Claim 1 further recites “if the hash is not in the cache: determining a chunk ID of the first chunk; determining a plurality of chunk IDs that are subsequent and contiguous to the chunk ID;”
Jayaraman’s dictionary is cached in memory [0025]. If a chunk identifier (i.e., hash) is not found in the cache, then it is looked up in dictionary and fetched to get (i.e., determine) its location (i.e., chunk ID). Dictionary entries are also prefetched for chunks in datastores following (i.e., subsequent and contiguous) the fetched chunk [0017].
Claim 1 further recites “for each chunk ID of the plurality of chunk IDs, obtaining a set of information corresponding to the chunk ID of the plurality of chunk IDs based on a chunk ID data structure, wherein the chunk ID data structure comprises a second plurality of key-value mappings between a second plurality of keys and a second plurality of values, the second plurality of keys being the chunk IDs of the chunk hash data structure, and the second plurality of values each being a corresponding set of information about the corresponding chunk, wherein each set of information comprises the hash of the content of the corresponding chunk;”

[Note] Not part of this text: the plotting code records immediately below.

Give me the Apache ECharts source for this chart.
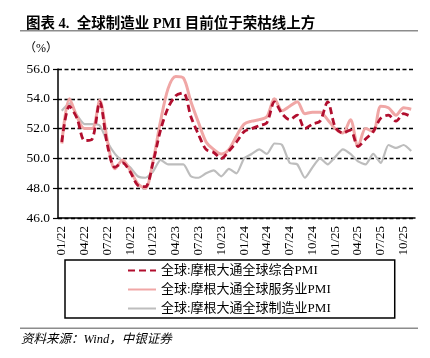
<!DOCTYPE html>
<html>
<head>
<meta charset="utf-8">
<script src="https://cdn.jsdelivr.net/npm/echarts@6/dist/echarts.min.js"></script>
<style>
html,body{margin:0;padding:0;background:#fff;}
#chart{width:430px;height:358px;}
</style>
</head>
<body>
<div id="chart"></div>
<script>
const months = [
  "01/22","02/22","03/22","04/22","05/22","06/22","07/22","08/22","09/22","10/22","11/22","12/22",
  "01/23","02/23","03/23","04/23","05/23","06/23","07/23","08/23","09/23","10/23","11/23","12/23",
  "01/24","02/24","03/24","04/24","05/24","06/24","07/24","08/24","09/24","10/24","11/24","12/24",
  "01/25","02/25","03/25","04/25","05/25","06/25","07/25","08/25","09/25","10/25","11/25"
];
const composite = [
  51.1,53.5,52.7,51.2,51.3,53.8,50.9,49.4,49.7,49.1,48.2,48.1,
  49.7,51.9,53.4,54.2,54.4,52.8,51.6,50.6,50.4,50.0,50.5,51.1,
  51.8,52.0,52.2,52.4,53.8,53.0,52.6,52.9,52.0,52.3,52.5,53.8,
  52.1,51.7,51.9,50.8,51.3,51.8,52.7,52.9,52.5,53.0,52.8
];
const services = [
  51.0,54.0,52.8,52.0,52.0,53.9,51.2,49.3,49.9,49.2,48.3,48.0,
  49.8,52.5,54.7,55.5,55.4,53.8,52.4,51.1,50.6,50.3,50.6,51.5,
  52.3,52.5,52.6,52.8,54.0,53.2,53.5,53.8,53.0,53.1,53.1,52.6,
  52.0,51.7,52.6,50.8,52.0,51.8,53.5,53.4,52.9,53.4,53.3
];
const manufacturing = [
  53.2,53.7,52.9,52.3,52.3,52.2,51.1,50.3,49.8,49.4,48.8,48.7,
  49.1,49.9,49.6,49.6,49.6,48.8,48.7,49.0,49.2,48.8,49.3,49.0,
  50.0,50.3,50.6,50.3,51.0,50.9,49.7,49.6,48.7,49.4,50.0,49.6,
  50.1,50.6,50.3,49.8,49.6,50.3,49.7,50.9,50.7,50.9,50.5
];
const seriesNames = ["全球:摩根大通全球综合PMI","全球:摩根大通全球服务业PMI","全球:摩根大通全球制造业PMI"];
const titleText = "图表 4.  全球制造业 PMI 目前位于荣枯线上方";
const unitText = "（%）";
const sourceText = "资料来源：Wind，中银证券";

const serifCJK = "'Liberation Serif','Noto Sans CJK SC'";
const chart = echarts.init(document.getElementById('chart'), null, {renderer:'canvas'});
chart.setOption({
  animation:false,
  backgroundColor:'#fff',
  title:{
    text:titleText, left:21, top:12,
    textStyle:{fontSize:14.5, fontWeight:'bold', color:'#000', fontFamily:serifCJK}
  },
  graphic:[
    {type:'rect', shape:{x:20,y:30,width:398,height:1.6}, style:{fill:'#8c8c8c'}},
    {type:'rect', shape:{x:20,y:327.5,width:398,height:1.4}, style:{fill:'#8c8c8c'}},
    {type:'text', left:24, top:43, style:{text:unitText, fontSize:12, fill:'#000', fontFamily:serifCJK}},
    {type:'text', left:21, top:333, style:{text:sourceText, fontSize:12.5, fontStyle:'italic', fill:'#000', fontFamily:serifCJK}}
  ],
  grid:{left:58, right:15, top:69, bottom:140, containLabel:false},
  legend:{
    orient:'vertical', left:65, top:260,
    padding:[4,64,3,62],
    borderColor:'#000', borderWidth:1.5,
    itemWidth:28, itemHeight:12, itemGap:6,
    itemStyle:{opacity:0},
    textStyle:{fontSize:13, color:'#000', fontFamily:serifCJK},
    data:seriesNames
  },
  xAxis:{
    type:'category', data:months, boundaryGap:true,
    axisLine:{lineStyle:{color:'#000', width:1.5}},
    axisTick:{interval:2, length:5, lineStyle:{color:'#000', width:1.2}},
    axisLabel:{interval:2, rotate:90, margin:8, fontSize:13, color:'#000', fontFamily:"'Liberation Serif'"},
    splitLine:{show:false}
  },
  yAxis:{
    type:'value', min:46, max:56, interval:2,
    axisLine:{show:true, lineStyle:{color:'#000', width:1.5}},
    axisTick:{show:true, length:5, lineStyle:{color:'#000', width:1.2}},
    axisLabel:{margin:8, fontSize:13.5, color:'#000', fontFamily:"'Liberation Serif'", formatter:v=>v.toFixed(1)},
    splitLine:{show:true, lineStyle:{color:'#000', type:[4,2.5], width:1.3}}
  },
  series:[
    {name:seriesNames[0], type:'line', data:composite, symbol:'none', smooth:0.3, z:5,
     lineStyle:{color:'#B10E2E', width:2.8, type:[7,4]}, itemStyle:{color:'#B10E2E'}},
    {name:seriesNames[1], type:'line', data:services, symbol:'none', smooth:0.3, z:4,
     lineStyle:{color:'#F0A7A6', width:3}, itemStyle:{color:'#F0A7A6'}},
    {name:seriesNames[2], type:'line', data:manufacturing, symbol:'none', smooth:0.2, z:3,
     lineStyle:{color:'#BDBDBD', width:2.2}, itemStyle:{color:'#BDBDBD'}}
  ]
});
</script>
</body>
</html>
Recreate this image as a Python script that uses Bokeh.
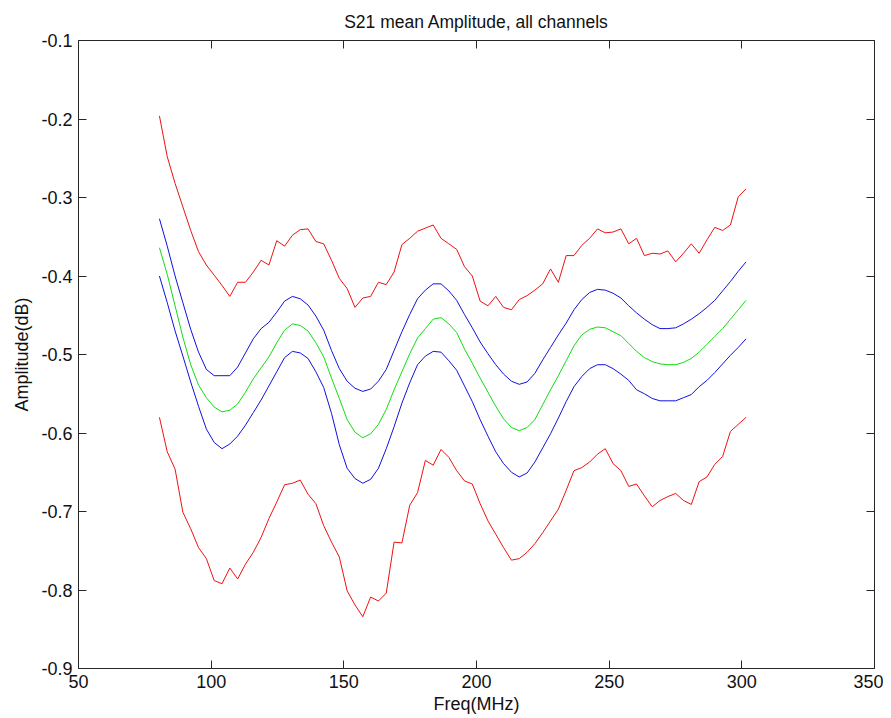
import numpy as np
from bokeh.plotting import figure
from bokeh.models import LinearAxis, FixedTicker, Range1d, PrintfTickFormatter, CustomJSTickFormatter
from bokeh.embed import file_html
from bokeh.resources import INLINE

# frequency grid (MHz), 76 samples
freq = np.round(np.linspace(80.5, 301.6, 76), 2)

red_upper = [-0.196, -0.248, -0.282, -0.312, -0.342, -0.369, -0.386, -0.399, -0.412, -0.426,
             -0.408, -0.408, -0.395, -0.380, -0.386, -0.355, -0.362, -0.348, -0.341, -0.340,
             -0.356, -0.359, -0.380, -0.403, -0.416, -0.440, -0.428, -0.426, -0.408, -0.411,
             -0.395, -0.360, -0.352, -0.343, -0.339, -0.335, -0.352, -0.359, -0.366, -0.388,
             -0.400, -0.432, -0.438, -0.426, -0.440, -0.443, -0.430, -0.425, -0.418, -0.410,
             -0.391, -0.408, -0.374, -0.374, -0.361, -0.352, -0.340, -0.345, -0.344, -0.340,
             -0.359, -0.352, -0.374, -0.371, -0.372, -0.368, -0.382, -0.371, -0.359, -0.371,
             -0.354, -0.338, -0.342, -0.335, -0.299, -0.289]

blue_upper = [-0.327, -0.362, -0.400, -0.434, -0.468, -0.497, -0.519, -0.527, -0.527, -0.527,
              -0.516, -0.498, -0.480, -0.467, -0.459, -0.446, -0.432, -0.426, -0.429, -0.437,
              -0.451, -0.469, -0.495, -0.518, -0.534, -0.543, -0.547, -0.544, -0.534, -0.519,
              -0.495, -0.471, -0.449, -0.429, -0.418, -0.410, -0.410, -0.419, -0.431, -0.449,
              -0.466, -0.484, -0.499, -0.513, -0.525, -0.534, -0.538, -0.535, -0.524, -0.507,
              -0.491, -0.475, -0.460, -0.443, -0.430, -0.421, -0.417, -0.418, -0.422, -0.428,
              -0.438, -0.447, -0.455, -0.462, -0.467, -0.467, -0.466, -0.461, -0.455, -0.448,
              -0.440, -0.431, -0.419, -0.407, -0.394, -0.382]

green_mean = [-0.364, -0.398, -0.438, -0.478, -0.513, -0.539, -0.555, -0.567, -0.573, -0.571,
              -0.563, -0.548, -0.531, -0.517, -0.503, -0.485, -0.469, -0.461, -0.463, -0.470,
              -0.485, -0.503, -0.530, -0.556, -0.583, -0.599, -0.606, -0.601, -0.589, -0.570,
              -0.545, -0.522, -0.499, -0.479, -0.467, -0.455, -0.453, -0.461, -0.472, -0.493,
              -0.511, -0.530, -0.548, -0.566, -0.582, -0.593, -0.597, -0.593, -0.583, -0.564,
              -0.545, -0.527, -0.508, -0.489, -0.475, -0.468, -0.465, -0.466, -0.471, -0.476,
              -0.486, -0.496, -0.504, -0.509, -0.512, -0.513, -0.513, -0.510, -0.505, -0.497,
              -0.487, -0.477, -0.467, -0.455, -0.443, -0.431]

blue_lower = [-0.400, -0.434, -0.470, -0.502, -0.535, -0.566, -0.595, -0.612, -0.620, -0.614,
              -0.604, -0.590, -0.574, -0.558, -0.540, -0.522, -0.504, -0.496, -0.498, -0.505,
              -0.522, -0.542, -0.575, -0.615, -0.645, -0.658, -0.664, -0.659, -0.645, -0.620,
              -0.592, -0.562, -0.536, -0.513, -0.502, -0.496, -0.497, -0.508, -0.520, -0.540,
              -0.560, -0.583, -0.604, -0.624, -0.639, -0.650, -0.656, -0.651, -0.637, -0.619,
              -0.601, -0.581, -0.560, -0.541, -0.528, -0.518, -0.513, -0.513, -0.518, -0.525,
              -0.533, -0.545, -0.550, -0.556, -0.559, -0.559, -0.559, -0.555, -0.551, -0.541,
              -0.533, -0.523, -0.512, -0.501, -0.491, -0.480]

red_lower = [-0.580, -0.624, -0.646, -0.701, -0.722, -0.746, -0.760, -0.788, -0.792, -0.772,
             -0.786, -0.767, -0.752, -0.733, -0.709, -0.688, -0.666, -0.664, -0.660, -0.678,
             -0.690, -0.718, -0.739, -0.758, -0.801, -0.819, -0.834, -0.809, -0.814, -0.804,
             -0.739, -0.740, -0.692, -0.676, -0.635, -0.641, -0.621, -0.631, -0.648, -0.661,
             -0.665, -0.690, -0.712, -0.729, -0.746, -0.762, -0.760, -0.752, -0.741, -0.727,
             -0.712, -0.697, -0.673, -0.648, -0.644, -0.637, -0.627, -0.620, -0.639, -0.648,
             -0.668, -0.665, -0.680, -0.694, -0.686, -0.681, -0.677, -0.686, -0.691, -0.662,
             -0.656, -0.640, -0.630, -0.598, -0.589, -0.580]

x_ticks = [50, 100, 150, 200, 250, 300, 350]
y_ticks = [-0.9, -0.8, -0.7, -0.6, -0.5, -0.4, -0.3, -0.2, -0.1]

title_text = "S21 mean Amplitude, all channels"
x_label = "Freq(MHz)"
y_label = "Amplitude(dB)"

FONT = "Liberation Sans"
FS = "18px"
AX_COLOR = "#262626"
TXT = "#111111"

p = figure(width=883, height=718, x_range=Range1d(50, 350), y_range=Range1d(-0.9, -0.1),
           output_backend="svg", toolbar_location=None, title=title_text,
           x_axis_type=None, y_axis_type=None,
           min_border_left=78, min_border_right=9, min_border_top=40, min_border_bottom=50)
p.outline_line_color = None
p.background_fill_color = "white"
p.border_fill_color = "white"
p.title.align = "center"
p.title.text_font = FONT
p.title.text_font_size = "17.5px"
p.title.text_font_style = "normal"
p.title.text_color = TXT
p.title.standoff = 17


def make_axis(ticks, fmt, labels, label_text=None):
    if labels:
        formatter = PrintfTickFormatter(format=fmt)
    else:
        formatter = CustomJSTickFormatter(code="return ''")
    ax = LinearAxis(ticker=FixedTicker(ticks=ticks), formatter=formatter)
    ax.major_tick_in = 8
    ax.major_tick_out = 0
    ax.minor_tick_in = 0
    ax.minor_tick_out = 0
    ax.axis_line_color = AX_COLOR
    ax.major_tick_line_color = AX_COLOR
    ax.axis_line_width = 1
    if labels:
        ax.major_label_text_font = FONT
        ax.major_label_text_font_size = FS
        ax.major_label_text_color = TXT
        ax.major_label_standoff = 6
        ax.axis_label = label_text
        ax.axis_label_text_font = FONT
        ax.axis_label_text_font_size = FS
        ax.axis_label_text_font_style = "normal"
        ax.axis_label_text_color = TXT
    else:
        ax.major_label_text_font_size = "1px"
        ax.major_label_standoff = 0
    return ax


xb = make_axis(x_ticks, "%d", True, x_label)
xb.axis_label_standoff = 3
yl = make_axis(y_ticks, "%.1f", True, y_label)
yl.axis_label_standoff = 6
p.add_layout(xb, "below")
p.add_layout(yl, "left")
p.add_layout(make_axis(x_ticks, "%d", False), "above")
p.add_layout(make_axis(y_ticks, "%.1f", False), "right")

p.line(freq, red_upper, line_color="#ee1111", line_width=1)
p.line(freq, blue_upper, line_color="#1111dd", line_width=1)
p.line(freq, green_mean, line_color="#11dd11", line_width=1)
p.line(freq, blue_lower, line_color="#1111dd", line_width=1)
p.line(freq, red_lower, line_color="#ee1111", line_width=1)

open("out.html", "w").write(file_html(p, INLINE))
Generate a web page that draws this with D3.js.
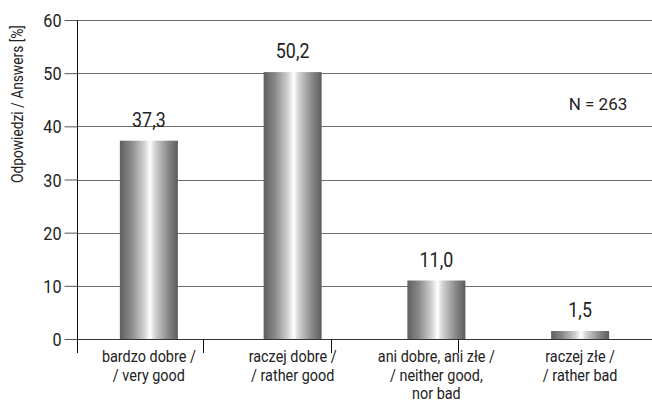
<!DOCTYPE html>
<html>
<head>
<meta charset="utf-8">
<script src="https://cdn.jsdelivr.net/npm/d3@7"></script>
<style>
  html, body { margin: 0; padding: 0; background: #fff; }
  svg { display: block; }
  text { font-family: Roboto, "Liberation Sans", sans-serif; fill: #222; }
</style>
</head>
<body>
<svg id="chart" width="652" height="403"></svg>
<script>
// Survey answers (percent of respondents)
const categories = [
  ["bardzo dobre /", "/ very good"],
  ["raczej dobre /", "/ rather good"],
  ["ani dobre, ani złe /", "/ neither good,", "nor bad"],
  ["raczej złe /", "/ rather bad"]
];
const values = [37.3, 50.2, 11.0, 1.5];
const valueLabels = ["37,3", "50,2", "11,0", "1,5"];
const yTicks = [0, 10, 20, 30, 40, 50, 60];
const yTitle = "Odpowiedzi / Answers [%]";
const noteText = "N = 263";

const svg = d3.select("#chart");
const W = 652, H = 403;
const plotLeft = 77, plotTop = 20, plotBottom = 339;
const SX = 0.85; // horizontal squeeze for a condensed look

const xBand = d3.scaleBand().domain(d3.range(categories.length)).range([plotLeft, W]);
// separator ticks below the baseline
const xSep = d3.scaleLinear().domain([0, 3]).range([plotLeft - 1, 458]);
const y = d3.scaleLinear().domain([0, 60]).range([plotBottom, plotTop]);

// condensed text placed at (x, y)
function label(g, x, yy, size, sx) {
  return g.append("text")
    .attr("transform", `translate(${x},${yy}) scale(${sx || SX},1)`)
    .attr("text-anchor", "middle")
    .attr("font-size", size);
}

// bar shading
const defs = svg.append("defs");
const grad = defs.append("linearGradient").attr("id", "barGrad").attr("x1", 0).attr("x2", 1).attr("y1", 0).attr("y2", 0);
[[0, "#5f5f5f"], [0.2, "#8a8a8a"], [0.42, "#d2d2d2"], [0.52, "#ffffff"], [0.6, "#d4d4d4"], [0.82, "#8c8c8c"], [1, "#5c5c5c"]]
  .forEach(([o, c]) => grad.append("stop").attr("offset", o).attr("stop-color", c));

// horizontal grid lines
svg.append("g").selectAll("line").data(yTicks).join("line")
  .attr("x1", plotLeft).attr("x2", W)
  .attr("y1", d => Math.round(y(d)) + 0.5).attr("y2", d => Math.round(y(d)) + 0.5)
  .attr("stroke", d => d === 0 ? "#333" : "#6e6e6e").attr("stroke-width", 1);

// y axis
const yAxis = d3.axisLeft(y).tickValues(yTicks).tickSize(13).tickPadding(3).tickFormat(d3.format("d"));
const gy = svg.append("g").attr("transform", `translate(${plotLeft + 0.5},0)`).call(yAxis);
gy.select(".domain").remove();
gy.selectAll(".tick line").attr("stroke", "#555");
gy.selectAll(".tick text")
  .attr("font-size", 19).attr("fill", "#222")
  .attr("font-family", 'Roboto, "Liberation Sans", sans-serif')
  .attr("x", null).attr("dy", "0.35em")
  .attr("transform", `translate(-16,0) scale(${SX},1)`);
svg.append("line").attr("x1", plotLeft + 0.5).attr("x2", plotLeft + 0.5).attr("y1", plotTop).attr("y2", 353)
  .attr("stroke", "#111").attr("stroke-width", 1);

// separator ticks under the baseline
svg.append("g").selectAll("line").data(d3.range(1, 4)).join("line")
  .attr("x1", d => Math.round(xSep(d)) + 0.5).attr("x2", d => Math.round(xSep(d)) + 0.5)
  .attr("y1", plotBottom).attr("y2", 353).attr("stroke", "#111");

// bars
svg.append("g").selectAll("rect").data(values).join("rect")
  .attr("x", (d, i) => xBand(i) + xBand.bandwidth() / 2 - 29)
  .attr("width", 58)
  .attr("y", d => y(d))
  .attr("height", d => y(0) - y(d))
  .attr("fill", "url(#barGrad)");

// value labels
const gv = svg.append("g");
values.forEach((v, i) => {
  label(gv, xBand(i) + xBand.bandwidth() / 2, y(v) - 14, 21).text(valueLabels[i]);
});

// category labels, one text per line
const gc = svg.append("g");
categories.forEach((lines, i) => {
  lines.forEach((ln, j) => {
    label(gc, xBand(i) + xBand.bandwidth() / 2, 362 + j * 18.6, 16, 0.9).text(ln);
  });
});

// y axis title
svg.append("text")
  .attr("transform", `translate(23,${104}) rotate(-90) scale(${SX},1)`)
  .attr("text-anchor", "middle").attr("font-size", 16.2)
  .text(yTitle);

// sample size note
svg.append("text").attr("x", 598).attr("y", 110).attr("text-anchor", "middle").attr("font-size", 17)
  .text(noteText);
</script>
</body>
</html>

Jayaraman does not disclose this limitation; however, Lillibridge stores chunks in a container, which is implemented as a file or object (Lillibridge: [0011]). Metadata (i.e., set of information) about chunks in a container, e.g., chunk hash and chunk location (i.e., chunk ID), can be stored in a separate metadata file (i.e., chunk ID data structure) logically associated with the container file (Lillibridge: [0038]). Chunk location is used to identify its container, which is in turn used to locate its metadata.
Therefore, it would have been obvious to a person having ordinary skill in the art before the effective filing date of the claimed invention to combine Jayaraman with Lillibridge. One having ordinary skill in the art would have found motivation to utilize Lillibridge to prefetch neighboring chunk hashes to improve Jayaraman’s cache hit ratio.
Claim 1 further recites “generating first plurality of key-value mappings for each of the plurality of chunk IDs using the obtained sets of information; and storing the generated first plurality of key-value mappings as entries in the cache.”
In Jayaraman, given a chunk identifier (i.e., hash) not found in the cache, it is looked up in dictionary and fetched. Dictionary entries are also prefetched for chunks in datastores following (i.e., subsequent and contiguous) the fetched chunk [0017].
Claims 8 and 15 are analogous to claim 1, and are similarly rejected.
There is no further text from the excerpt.